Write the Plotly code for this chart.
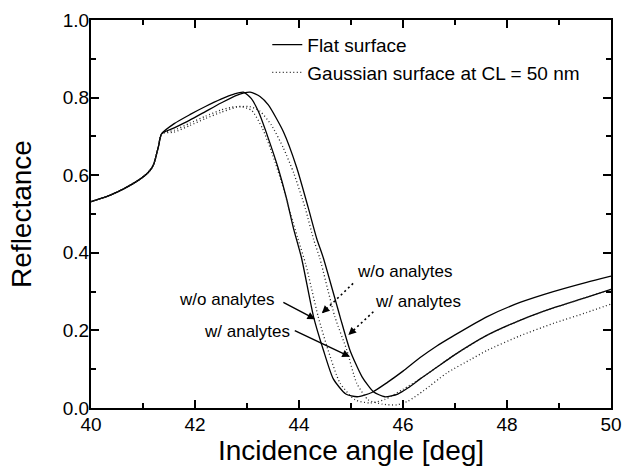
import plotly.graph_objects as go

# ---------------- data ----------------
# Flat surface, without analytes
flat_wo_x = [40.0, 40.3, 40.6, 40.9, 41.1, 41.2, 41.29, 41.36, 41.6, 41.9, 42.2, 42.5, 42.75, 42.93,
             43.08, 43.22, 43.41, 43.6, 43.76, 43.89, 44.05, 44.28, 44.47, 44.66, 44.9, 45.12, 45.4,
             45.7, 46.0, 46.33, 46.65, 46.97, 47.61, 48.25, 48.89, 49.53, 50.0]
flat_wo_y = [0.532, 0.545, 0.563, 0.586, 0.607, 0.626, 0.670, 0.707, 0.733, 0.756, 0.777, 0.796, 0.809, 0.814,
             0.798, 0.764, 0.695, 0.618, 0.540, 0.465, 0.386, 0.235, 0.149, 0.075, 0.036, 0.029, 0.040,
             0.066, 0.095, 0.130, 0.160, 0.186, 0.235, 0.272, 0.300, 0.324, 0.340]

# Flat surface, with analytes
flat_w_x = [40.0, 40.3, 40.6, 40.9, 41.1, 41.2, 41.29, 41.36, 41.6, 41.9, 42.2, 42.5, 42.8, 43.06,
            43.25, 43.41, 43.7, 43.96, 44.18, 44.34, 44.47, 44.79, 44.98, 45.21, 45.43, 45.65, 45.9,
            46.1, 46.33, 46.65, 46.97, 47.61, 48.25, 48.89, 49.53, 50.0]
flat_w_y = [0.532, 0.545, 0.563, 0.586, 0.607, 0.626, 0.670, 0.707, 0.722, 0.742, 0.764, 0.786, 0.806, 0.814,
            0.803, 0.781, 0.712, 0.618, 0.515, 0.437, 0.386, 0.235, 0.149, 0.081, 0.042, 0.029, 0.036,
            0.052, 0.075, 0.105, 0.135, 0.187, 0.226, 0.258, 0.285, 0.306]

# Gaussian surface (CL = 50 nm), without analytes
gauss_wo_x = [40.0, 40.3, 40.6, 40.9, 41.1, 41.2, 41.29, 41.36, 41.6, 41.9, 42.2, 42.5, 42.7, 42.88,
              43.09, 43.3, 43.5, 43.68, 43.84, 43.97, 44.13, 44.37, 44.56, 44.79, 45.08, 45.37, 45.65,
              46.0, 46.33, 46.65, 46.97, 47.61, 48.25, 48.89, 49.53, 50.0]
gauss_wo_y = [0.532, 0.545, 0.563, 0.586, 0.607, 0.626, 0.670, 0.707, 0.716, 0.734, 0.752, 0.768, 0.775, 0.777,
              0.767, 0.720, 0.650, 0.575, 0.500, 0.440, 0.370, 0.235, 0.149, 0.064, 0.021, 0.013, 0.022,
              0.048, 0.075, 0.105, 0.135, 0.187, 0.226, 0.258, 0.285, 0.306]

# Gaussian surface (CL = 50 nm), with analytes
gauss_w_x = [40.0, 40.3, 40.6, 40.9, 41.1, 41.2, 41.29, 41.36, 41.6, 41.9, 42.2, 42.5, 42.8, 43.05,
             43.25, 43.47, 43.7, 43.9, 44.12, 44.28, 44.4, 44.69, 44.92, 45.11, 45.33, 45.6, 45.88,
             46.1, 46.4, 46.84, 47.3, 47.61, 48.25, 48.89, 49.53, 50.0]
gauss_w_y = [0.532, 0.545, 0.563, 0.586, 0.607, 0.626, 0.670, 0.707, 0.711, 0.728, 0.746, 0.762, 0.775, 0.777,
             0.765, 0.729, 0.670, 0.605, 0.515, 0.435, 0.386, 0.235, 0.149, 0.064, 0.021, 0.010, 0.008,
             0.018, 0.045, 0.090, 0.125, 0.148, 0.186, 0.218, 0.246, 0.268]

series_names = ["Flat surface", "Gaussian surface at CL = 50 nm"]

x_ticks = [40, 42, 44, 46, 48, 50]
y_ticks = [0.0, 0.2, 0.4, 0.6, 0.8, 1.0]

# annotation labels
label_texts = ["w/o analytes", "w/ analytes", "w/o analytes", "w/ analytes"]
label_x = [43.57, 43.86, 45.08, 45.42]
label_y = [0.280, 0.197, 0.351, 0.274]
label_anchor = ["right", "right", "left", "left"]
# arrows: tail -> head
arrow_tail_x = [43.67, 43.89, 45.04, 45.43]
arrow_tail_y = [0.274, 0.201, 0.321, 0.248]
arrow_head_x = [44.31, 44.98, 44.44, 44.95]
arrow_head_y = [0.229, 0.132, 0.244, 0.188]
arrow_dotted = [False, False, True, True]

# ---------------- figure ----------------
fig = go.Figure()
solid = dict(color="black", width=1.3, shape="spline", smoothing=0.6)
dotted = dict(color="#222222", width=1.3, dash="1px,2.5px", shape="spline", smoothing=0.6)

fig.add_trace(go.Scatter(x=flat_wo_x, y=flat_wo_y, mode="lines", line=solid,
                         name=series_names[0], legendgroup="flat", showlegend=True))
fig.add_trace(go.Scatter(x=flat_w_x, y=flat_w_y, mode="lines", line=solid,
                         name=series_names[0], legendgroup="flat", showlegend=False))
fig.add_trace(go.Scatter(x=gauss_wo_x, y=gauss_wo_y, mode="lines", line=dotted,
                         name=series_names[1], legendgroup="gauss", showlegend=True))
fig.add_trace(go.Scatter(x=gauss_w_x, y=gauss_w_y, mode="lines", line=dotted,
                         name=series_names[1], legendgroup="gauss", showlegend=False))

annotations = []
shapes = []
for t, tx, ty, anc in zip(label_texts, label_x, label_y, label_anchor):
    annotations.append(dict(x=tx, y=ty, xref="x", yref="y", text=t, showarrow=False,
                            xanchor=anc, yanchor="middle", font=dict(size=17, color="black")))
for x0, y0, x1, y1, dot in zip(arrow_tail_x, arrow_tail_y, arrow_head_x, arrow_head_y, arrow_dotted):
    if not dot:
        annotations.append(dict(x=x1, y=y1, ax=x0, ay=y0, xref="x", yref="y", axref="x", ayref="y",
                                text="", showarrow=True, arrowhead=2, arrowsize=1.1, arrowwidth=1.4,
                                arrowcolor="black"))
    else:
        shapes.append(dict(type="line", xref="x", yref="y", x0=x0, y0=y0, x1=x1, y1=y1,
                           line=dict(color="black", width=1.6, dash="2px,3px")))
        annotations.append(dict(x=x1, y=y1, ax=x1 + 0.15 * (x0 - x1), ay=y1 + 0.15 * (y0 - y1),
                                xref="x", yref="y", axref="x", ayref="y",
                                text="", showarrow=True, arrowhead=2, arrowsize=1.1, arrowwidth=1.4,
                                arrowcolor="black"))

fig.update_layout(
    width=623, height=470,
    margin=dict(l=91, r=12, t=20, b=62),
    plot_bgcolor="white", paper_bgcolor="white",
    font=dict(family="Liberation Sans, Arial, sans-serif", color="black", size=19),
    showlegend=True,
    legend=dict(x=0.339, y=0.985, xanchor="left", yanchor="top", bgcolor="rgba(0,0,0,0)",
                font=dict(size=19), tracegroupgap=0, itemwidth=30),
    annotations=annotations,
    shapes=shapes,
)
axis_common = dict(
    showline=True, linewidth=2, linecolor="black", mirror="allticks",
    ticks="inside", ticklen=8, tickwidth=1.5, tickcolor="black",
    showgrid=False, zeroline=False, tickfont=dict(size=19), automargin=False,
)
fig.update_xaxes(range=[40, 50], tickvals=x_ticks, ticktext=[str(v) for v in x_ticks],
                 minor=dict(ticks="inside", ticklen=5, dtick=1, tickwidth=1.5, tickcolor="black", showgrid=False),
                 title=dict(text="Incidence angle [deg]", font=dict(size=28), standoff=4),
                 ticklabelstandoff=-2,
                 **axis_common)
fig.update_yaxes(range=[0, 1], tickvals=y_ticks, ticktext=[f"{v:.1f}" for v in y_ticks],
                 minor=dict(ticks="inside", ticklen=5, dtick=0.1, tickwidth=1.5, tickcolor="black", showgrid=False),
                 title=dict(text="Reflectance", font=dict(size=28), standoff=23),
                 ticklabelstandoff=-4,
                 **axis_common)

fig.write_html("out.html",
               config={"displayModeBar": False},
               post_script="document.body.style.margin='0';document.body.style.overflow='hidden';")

-=-=-=-=-

▶ _TASK OBJECTIVE_
Write out exactly the opening lines of the data, stopping after the line that holds "0.300, 0.324, 0.340]". Exclude pictures.

▶ _SOLUTION TO THE PROBLEM_
Write the Plotly code for this chart.
import plotly.graph_objects as go

# ---------------- data ----------------
# Flat surface, without analytes
flat_wo_x = [40.0, 40.3, 40.6, 40.9, 41.1, 41.2, 41.29, 41.36, 41.6, 41.9, 42.2, 42.5, 42.75, 42.93,
             43.08, 43.22, 43.41, 43.6, 43.76, 43.89, 44.05, 44.28, 44.47, 44.66, 44.9, 45.12, 45.4,
             45.7, 46.0, 46.33, 46.65, 46.97, 47.61, 48.25, 48.89, 49.53, 50.0]
flat_wo_y = [0.532, 0.545, 0.563, 0.586, 0.607, 0.626, 0.670, 0.707, 0.733, 0.756, 0.777, 0.796, 0.809, 0.814,
             0.798, 0.764, 0.695, 0.618, 0.540, 0.465, 0.386, 0.235, 0.149, 0.075, 0.036, 0.029, 0.040,
             0.066, 0.095, 0.130, 0.160, 0.186, 0.235, 0.272, 0.300, 0.324, 0.340]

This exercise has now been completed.